Is Samsung too dependent on Android?

For example it last year introduced its own Android software store, Samsung Apps, which has about 40,000 apps – a handful compared to Apple’s 500,000 for the iPhone and 450,000 for Android. And last month it announced its own mobile advertising service, AdHub Market, apparently competing with Google’s own ad distribution network – its main source of revenue.

Is Samsung too dependent on Android?

And while all but a fraction of Samsung’s smartphones are currently Android devices, the South Korean group has said it is committed to creating devices for different operating systems – what it calls a multi-platform strategy. Analysts said this has so far been half-hearted.

They’ve tried to beat the drum for bada, but it hasn’t had much traction

It has an operating system called bada, for example, which was on fewer than 3% of the world’s smartphones last year, according to Canalys, putting it ahead of Microsoft’s Windows Phone. But that’s nothing compared to Android, which was on nearly half of all smartphones shipped. “They’ve tried to beat the drum for bada, but it hasn’t had much traction,” said Jake Saunders, a Singapore-based analyst for ABI Research.

Alternatives to bada

Samsung says it plans to introduce more models, but has also said it may roll bada into another operating system called Tizen, and is in any case building an ecosystem that would improve compatibility between the two systems. It was keen to stress, however, that while Android was an important part of its strategy, phones running Windows and bada operating systems were equally important. Given that bada and Windows phones account for less than 5% of Samsung’s total phone shipments, it suggests Samsung will give greater weight to Windows and bada phones in the months ahead.
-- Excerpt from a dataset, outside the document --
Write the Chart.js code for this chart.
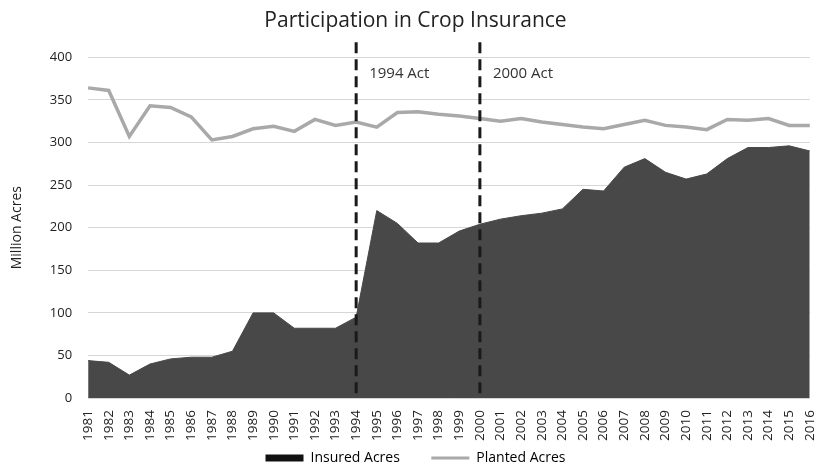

But these are small steps given the scale of Samsung’s dependence on Android. Samsung, said Ovum’s Cripps, is keenly aware of the need to shape a broader strategy. “Especially in the last year there’s been quite a lot of thought internally about which way they go with this.”

If it wants to avoid merely competing at the bottom end of the market with ZTE and Huawei, analysts agreed it must develop an ecosystem that embraces software, content, other devices and all the players that help make that happen. This would inevitably pit it against Apple, Amazon, Google and Microsoft. All have different business models, said Cripps, but the same goal: to “own every element of the consumer’s online and mobile experience.”

In some ways, Samsung is well positioned for this. “Samsung is not just a phone maker like HTC so it does have the potential to create platforms which deliver content and web services to TVs, PCs, phones and media players, and connect them,” said Caroline Gabriel, research director at Rethink Technology Research.

This is Samsung’s competitive advantage, said Gabriel, as the world shifts more to web-based technologies like HTML5, which reduce the relevance of individual operating systems and platforms like Apple’s iOS and Android. Instead, applications will be more like web pages, which can run on any device.

Samsung can draw on its extensive supply chain, manufacturing capability and research and development facilities to make this happen, Gabriel noted, but its challenge is to overcome silo-like systems within the company and to learn how to develop relationships with the outside world.

“Samsung has no track record of building a developer ecosystem and even in the web that’s going to be a challenge,” she said. “It may have thought Google would be a solution, but Google is too controlling.”

Deeper changes

It also requires deeper changes, said Ovum’s Cripps – not only to be the first Japanese or Korean company to break into a world dominated by U.S. players, but to succeed where once- dominant players like Nokia, RIM and Microsoft have stumbled. “I can well understand any doubts they may have internally about how they should push ahead with this,” he said. “It is genuinely very, very difficult.”

Samsung has made some tentative steps, for example into wedding its Smart TV business into partnerships with content providers. And developers like Singapore-based Jon Petersen say the company has put out feelers to outsiders to help work on software applications – in apparent recognition of its own weaknesses. Such weaknesses were visible even with the app it published ahead of Thursday’s S3 launch: almost a third of reviewers gave it the lowest rating, complaining it didn’t work properly.

For now, no one denies Samsung’s pre-eminence. “The zeitgeist right now is definitely towards high-end Android devices of which Samsung is clearly the leader so I don’t think there’s any instant danger,” said Cripps. “It’s more a case of what Samsung wants to be in five years’ time and planning towards that.”